All board members should endeavour to acquire a level of understanding of financial matters that will enable them to participate in decisions regarding the financial direction of the organization.

Executive remuneration promotes organizational performance and is transparent

Remuneration arrangements should be aligned with individual performance in such a way as to promote organizational performance.

Inappropriate arrangements however can promote perverse incentives that do not properly serve the organizations shareholders or other principle stakeholders.

Disclosure of director or senior executives pay must be sufficiently transparent to enable shareholders or other principle stakeholders to be assured that arrangements are appropriate.

The organizations risk management and control is objectively challenged, independently in line of management

Internal and external audit are potentially important sources of objective assessment and assurance. Internal and external audit should be able to operate independently and objectively, free from management influence.

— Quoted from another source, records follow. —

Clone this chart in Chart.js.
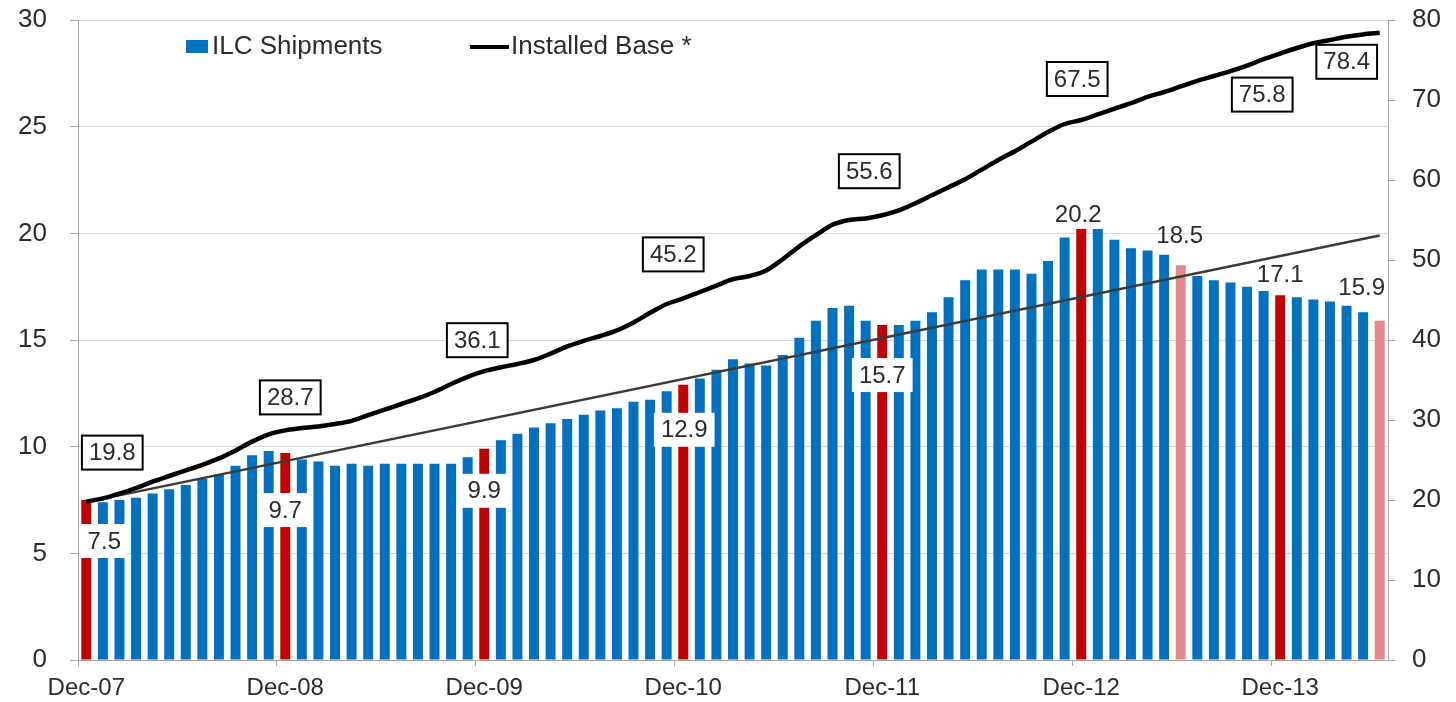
<!DOCTYPE html>
<html>
<head>
<meta charset="utf-8">
<title>ILC Shipments and Installed Base</title>
<script src="https://cdn.jsdelivr.net/npm/chart.js@4.4.1/dist/chart.umd.min.js"></script>
<style>
  html, body { margin: 0; padding: 0; background: #fff; }
  #chart { display: block; }
</style>
</head>
<body>
<canvas id="chart" width="1456" height="702"></canvas>
<script>
// monthly categories, Dec-07 .. Jun-14
var monthNames = ['Jan', 'Feb', 'Mar', 'Apr', 'May', 'Jun', 'Jul', 'Aug', 'Sep', 'Oct', 'Nov', 'Dec'];
var months = ['Dec-07'];
for (var yr = 8; yr <= 14; yr++) {
    for (var m = 0; m < 12; m++) {
        if (yr === 14 && m > 5) break;
        months.push(monthNames[m] + '-' + (yr < 10 ? '0' + yr : yr));
    }
}

// ILC shipments (left axis)
var shipments = [
    7.5,
    7.4, 7.5, 7.6, 7.8, 8.0, 8.2, 8.5, 8.7, 9.1, 9.6, 9.8, 9.7,
    9.4, 9.3, 9.1, 9.2, 9.1, 9.2, 9.2, 9.2, 9.2, 9.2, 9.5, 9.9,
    10.3, 10.6, 10.9, 11.1, 11.3, 11.5, 11.7, 11.8, 12.1, 12.2, 12.6, 12.9,
    13.2, 13.6, 14.1, 13.9, 13.8, 14.3, 15.1, 15.9, 16.5, 16.6, 15.9, 15.7,
    15.7, 15.9, 16.3, 17.0, 17.8, 18.3, 18.3, 18.3, 18.1, 18.7, 19.8, 20.2,
    20.2, 19.7, 19.3, 19.2, 19.0, 18.5, 18.0, 17.8, 17.7, 17.5, 17.3, 17.1,
    17.0, 16.9, 16.8, 16.6, 16.3, 15.9
];

// installed base (right axis)
var installedBase = [
    19.8,
    20.2, 20.8, 21.5, 22.3, 23.0, 23.7, 24.4, 25.2, 26.2, 27.3, 28.2, 28.7,
    29.0, 29.2, 29.5, 29.9, 30.6, 31.3, 32.0, 32.7, 33.5, 34.5, 35.4, 36.1,
    36.6, 37.0, 37.5, 38.3, 39.2, 39.9, 40.5, 41.2, 42.2, 43.4, 44.5, 45.2,
    46.0, 46.8, 47.6, 48.0, 48.7, 50.1, 51.7, 53.1, 54.4, 55.0, 55.2, 55.6,
    56.2, 57.1, 58.1, 59.1, 60.1, 61.3, 62.5, 63.6, 64.8, 66.0, 67.0, 67.5,
    68.2, 68.9, 69.6, 70.4, 71.0, 71.7, 72.4, 73.0, 73.6, 74.3, 75.1, 75.8,
    76.5, 77.1, 77.5, 77.9, 78.2, 78.4
];

// linear trend of shipments, start and end
var trendEnds = [7.4, 19.9];

var forecastMonths = ['Jun-13', 'Jun-14'];

var yTicks = [0, 5, 10, 15, 20, 25, 30];
var y1Ticks = [0, 10, 20, 30, 40, 50, 60, 70, 80];

var BLUE = '#0070c0', RED = '#c00000', PINK = '#e6878b';
var FONT = "'Liberation Sans', Arial, sans-serif";
var TXT = '#2b2b2b', AXIS = '#a6a6a6';

Chart.defaults.font.family = FONT;

var barColors = months.map(function(m) {
    if (forecastMonths.indexOf(m) >= 0) return PINK;
    if (m.indexOf('Dec') === 0) return RED;
    return BLUE;
});

var trendData = months.map(function(m, i) {
    if (i === 0) return trendEnds[0];
    if (i === months.length - 1) return trendEnds[1];
    return null;
});

// label placement: dataset, index, offset from mark, style
var labelSpots = [
    { ds: 2, i: 0,  dx: 26,  dy: -49, border: true },
    { ds: 2, i: 12, dx: 5,   dy: -33, border: true },
    { ds: 2, i: 24, dx: -7,  dy: -31, border: true },
    { ds: 2, i: 36, dx: -10, dy: -44, border: true },
    { ds: 2, i: 48, dx: -13, dy: -44, border: true },
    { ds: 2, i: 60, dx: -4,  dy: -41, border: true },
    { ds: 2, i: 72, dx: -18, dy: 41,  border: true },
    { ds: 2, i: 78, dx: -33, dy: 29,  border: true },
    { ds: 0, i: 0,  dx: 18,  dy: 41,  fill: true },
    { ds: 0, i: 12, dx: 0,   dy: 57,  fill: true },
    { ds: 0, i: 24, dx: 0,   dy: 42,  fill: true },
    { ds: 0, i: 36, dx: 1,   dy: 45,  fill: true },
    { ds: 0, i: 48, dx: 0,   dy: 50,  fill: true },
    { ds: 0, i: 60, dx: -3,  dy: -15 },
    { ds: 0, i: 66, dx: -1,  dy: -30 },
    { ds: 0, i: 72, dx: 0,   dy: -21 },
    { ds: 0, i: 78, dx: -18, dy: -33 }
];

var valueLabels = {
    id: 'valueLabels',
    afterDatasetsDraw: function(chart) {
        var ctx = chart.ctx;
        ctx.save();
        ctx.font = '24px ' + FONT;
        ctx.textAlign = 'center';
        ctx.textBaseline = 'middle';
        labelSpots.forEach(function(s) {
            var el = chart.getDatasetMeta(s.ds).data[s.i];
            var text = chart.data.datasets[s.ds].data[s.i].toFixed(1);
            var x = el.x + s.dx, y = el.y + s.dy;
            var w = ctx.measureText(text).width + 14, h = 34;
            if (s.fill || s.border) {
                ctx.fillStyle = '#fff';
                ctx.fillRect(x - w / 2, y - h / 2, w, h);
            }
            if (s.border) {
                ctx.lineWidth = 2;
                ctx.strokeStyle = '#000';
                ctx.strokeRect(x - w / 2, y - h / 2, w, h);
            }
            ctx.fillStyle = TXT;
            ctx.fillText(text, x, y + 1);
        });
        ctx.restore();
    }
};

var legendBox = {
    id: 'legendBox',
    afterDraw: function(chart) {
        var ctx = chart.ctx, ds = chart.data.datasets;
        ctx.save();
        ctx.font = '26px ' + FONT;
        ctx.textBaseline = 'middle';
        ctx.fillStyle = BLUE;
        ctx.fillRect(186, 40, 22, 13);
        ctx.fillStyle = TXT;
        ctx.fillText(ds[0].label, 212, 47);
        ctx.strokeStyle = '#000';
        ctx.lineWidth = 4;
        ctx.beginPath();
        ctx.moveTo(470, 47);
        ctx.lineTo(509, 47);
        ctx.stroke();
        ctx.fillText(ds[2].label, 511, 47);
        ctx.restore();
    }
};

// vertical axes: fixed width, no extra top/bottom room for the end labels
function fixAxis(width) {
    return function(s) {
        s.width = width;
        s.paddingTop = 0;
        s.paddingBottom = 0;
    };
}

new Chart(document.getElementById('chart'), {
    data: {
        labels: months,
        datasets: [
            {
                type: 'bar',
                label: 'ILC Shipments',
                data: shipments,
                backgroundColor: barColors,
                barPercentage: 0.6,
                categoryPercentage: 1.0,
                yAxisID: 'y',
                order: 3
            },
            {
                type: 'line',
                label: 'Trend',
                data: trendData,
                spanGaps: true,
                borderColor: '#3a3a3a',
                borderWidth: 2.5,
                pointRadius: 0,
                yAxisID: 'y',
                order: 2
            },
            {
                type: 'line',
                label: 'Installed Base *',
                data: installedBase,
                borderColor: '#000',
                borderWidth: 4.5,
                pointRadius: 0,
                tension: 0.4,
                cubicInterpolationMode: 'monotone',
                yAxisID: 'y1',
                order: 1
            }
        ]
    },
    options: {
        responsive: false,
        animation: false,
        devicePixelRatio: 1,
        layout: { padding: { top: 20, left: 0, right: 0, bottom: 0 } },
        plugins: {
            legend: { display: false },
            tooltip: { enabled: false }
        },
        scales: {
            x: {
                offset: true,
                grid: {
                    offset: true,
                    drawOnChartArea: false,
                    tickLength: 6,
                    color: function(c) { return c.index % 12 === 0 ? AXIS : 'rgba(0,0,0,0)'; }
                },
                border: { color: AXIS },
                ticks: {
                    autoSkip: false,
                    maxRotation: 0,
                    minRotation: 0,
                    padding: 8,
                    color: TXT,
                    font: { size: 24 },
                    callback: function(v, i) { return i % 12 === 0 ? months[i] : ''; }
                },
                afterFit: function(s) { s.height = 42; }
            },
            y: {
                position: 'left',
                min: yTicks[0],
                max: yTicks[yTicks.length - 1],
                grid: { color: '#d9d9d9', tickColor: AXIS, tickLength: 8 },
                border: { color: AXIS },
                afterBuildTicks: function(s) { s.ticks = yTicks.map(function(v) { return { value: v }; }); },
                ticks: { padding: 23, color: TXT, font: { size: 26 } },
                afterFit: fixAxis(78)
            },
            y1: {
                position: 'right',
                min: y1Ticks[0],
                max: y1Ticks[y1Ticks.length - 1],
                grid: { drawOnChartArea: false, color: AXIS, tickLength: 7 },
                border: { color: AXIS },
                afterBuildTicks: function(s) { s.ticks = y1Ticks.map(function(v) { return { value: v }; }); },
                ticks: { padding: 17, color: TXT, font: { size: 26 } },
                afterFit: fixAxis(68)
            }
        }
    },
    plugins: [valueLabels, legendBox]
});
</script>
</body>
</html>
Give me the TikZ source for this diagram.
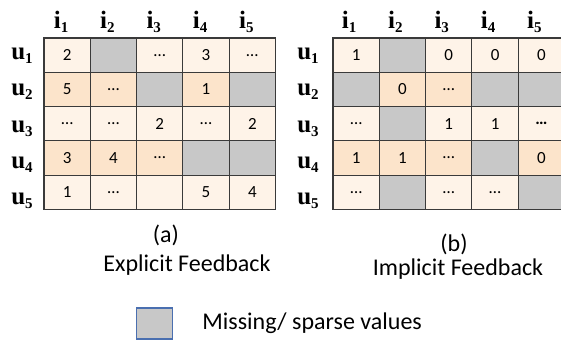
\documentclass[tikz,border=0pt]{standalone}
\usepackage{fontspec}
\setmainfont{Carlito}
\newfontfamily\labfont{Liberation Serif}
\usetikzlibrary{positioning}

\definecolor{pale}{HTML}{FEF3E8}
\definecolor{warm}{HTML}{FCE4CB}
\definecolor{miss}{HTML}{C8C8C8}
\definecolor{grid}{HTML}{3A3A3A}
\definecolor{keyblue}{HTML}{4A6FB0}

\newcommand\hlab[2]{#1\raisebox{-4pt}{\fontsize{15}{15}\selectfont #2}}

\tikzset{
  cell/.style={draw=grid, line width=1.1pt, minimum width=46.3pt, minimum height=34.3pt,
    inner sep=0pt, font=\fontsize{17}{17}\selectfont},
  hdr/.style={inner sep=0pt, font=\labfont\bfseries\fontsize{25}{25}\selectfont},
  caption/.style={inner sep=1pt, font=\fontsize{24}{28}\selectfont}
}

\begin{document}
\begin{tikzpicture}[x=1pt, y=-1pt]
    \useasboundingbox (0,0) rectangle (561,341);

    % (a) explicit ratings
    \foreach \row [count=\r] in {
        {2/pale, /miss, …/pale, 3/pale, …/pale},
        {5/warm, …/warm, /miss, 1/warm, /miss},
        {…/pale, …/pale, 2/pale, …/pale, 2/pale},
        {3/warm, 4/warm, …/warm, /miss, /miss},
        {1/pale, …/pale, /pale, 5/pale, 4/pale}} {
      \foreach \v/\t [count=\c] in \row
        \node[cell, fill=\t] (a-\r-\c) at ({44+46.3*(\c-0.5)}, {38+34.3*(\r-0.5)}) {\v};
    }

    % (b) implicit feedback
    \foreach \row [count=\r] in {
        {1/pale, /miss, 0/pale, 0/pale, 0/pale},
        {/miss, 0/warm, …/warm, /miss, /miss},
        {…/pale, /miss, 1/pale, 1/pale, \textbf{…}/pale},
        {1/warm, 1/warm, …/warm, /miss, 0/warm},
        {…/pale, /miss, …/pale, …/pale, /miss}} {
      \foreach \v/\t [count=\c] in \row
        \node[cell, fill=\t] (b-\r-\c) at ({333+46.3*(\c-0.5)}, {38+34.3*(\r-0.5)}) {\v};
    }

    \foreach \c in {1,...,5} {
      \node[hdr] (ai-\c) at ([xshift=-6pt, yshift=16pt]a-1-\c.north) {\hlab{i}{\c}};
      \node[hdr] (bi-\c) at ([xshift=-7pt, yshift=16pt]b-1-\c.north) {\hlab{i}{\c}};
      \node[hdr] (au-\c) at (22, {56+36.2*(\c-1)}) {\hlab{u}{\c}};
      \node[hdr] (bu-\c) at (308, {56+36.2*(\c-1)}) {\hlab{u}{\c}};
    }

    \node[caption] (capa) at (166,235) {(a)};
    \node[caption] (expl) at (187,265) {Explicit Feedback};
    \node[caption] (capb) at (454,244) {(b)};
    \node[caption] (impl) at (458,269) {Implicit Feedback};

    \node[draw=keyblue, line width=1.5pt, fill=miss, minimum width=36pt, minimum height=31pt,
      inner sep=0pt] (key) at (154.5,323.5) {};
    \node[caption, right=28pt of key] (keytxt) {Missing/ sparse values};
\end{tikzpicture}
\end{document}
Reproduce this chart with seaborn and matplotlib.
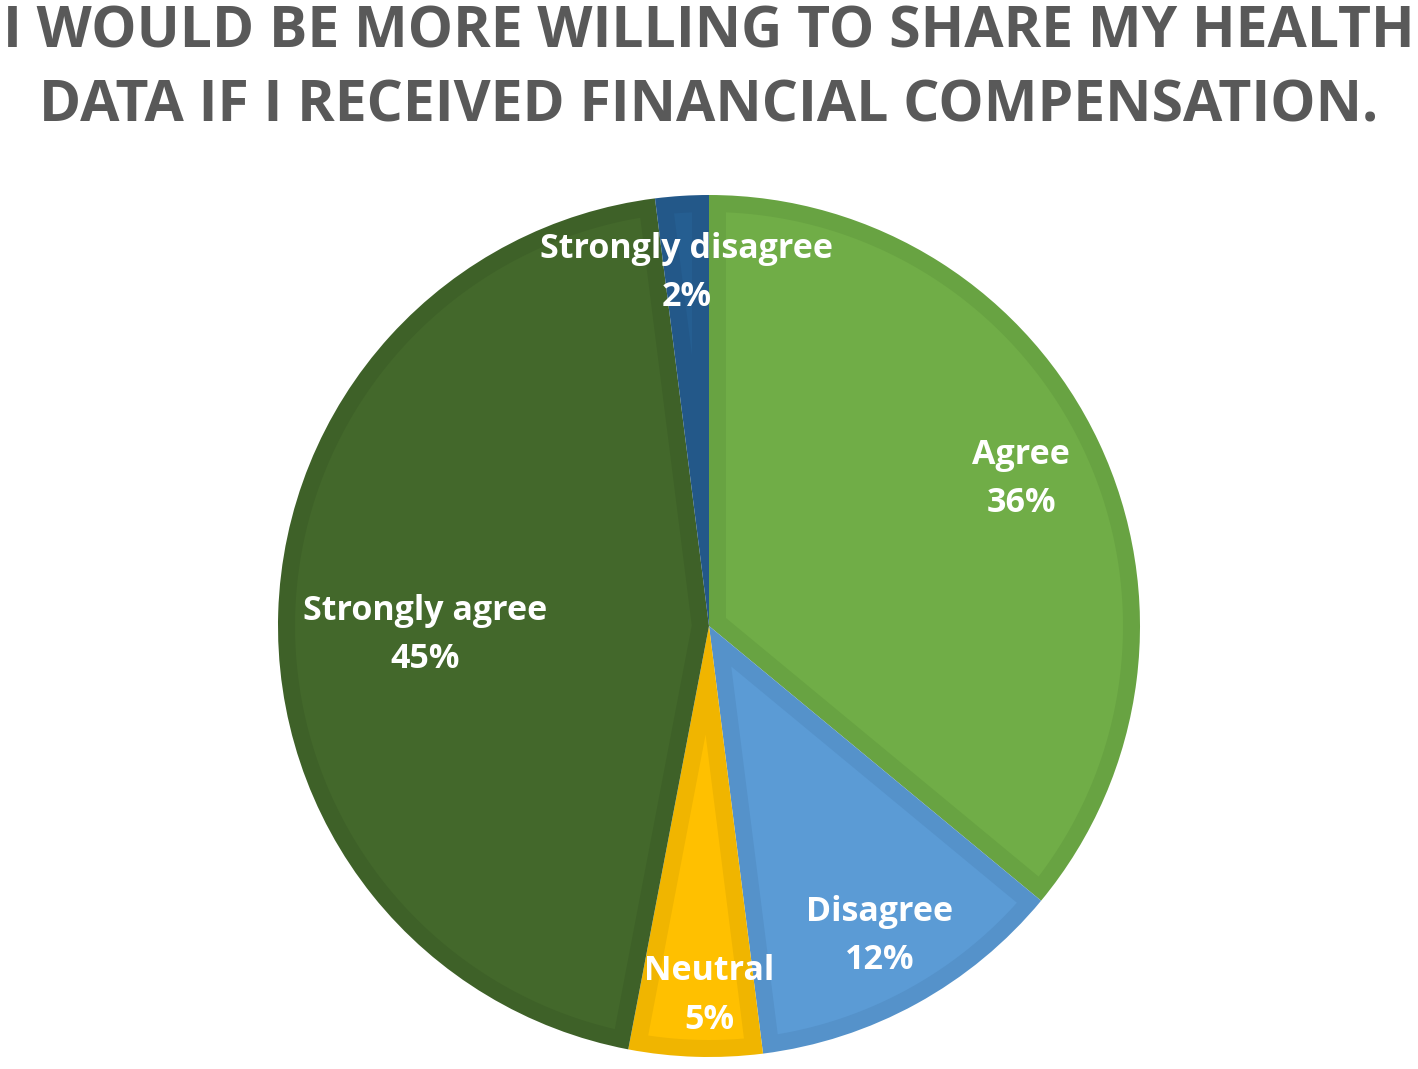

Neither internal or external auditors should subordinate their judgment on professional matters to that of anyone else.

A key part if internal and external auditors scope should be assessment of the control environment including such aspects as culture and ethics.

Internal audit should be able to report directly to the board and should be properly resourced with staff of suitable calibre to work effectively at all levels of the organization including the board.

Boards account to shareholders and where appropriate, other stakeholders for their stewardship

In acting as good stewards boards should work for the organizations success. Boards should appropriately prioritize and balance the interests of the organizations different stakeholders.

In a shareholder owned company shareholders interest are paramount but their long term interests will be best served by considering the wider interests of society, the environment, the employees and other shareholders as well.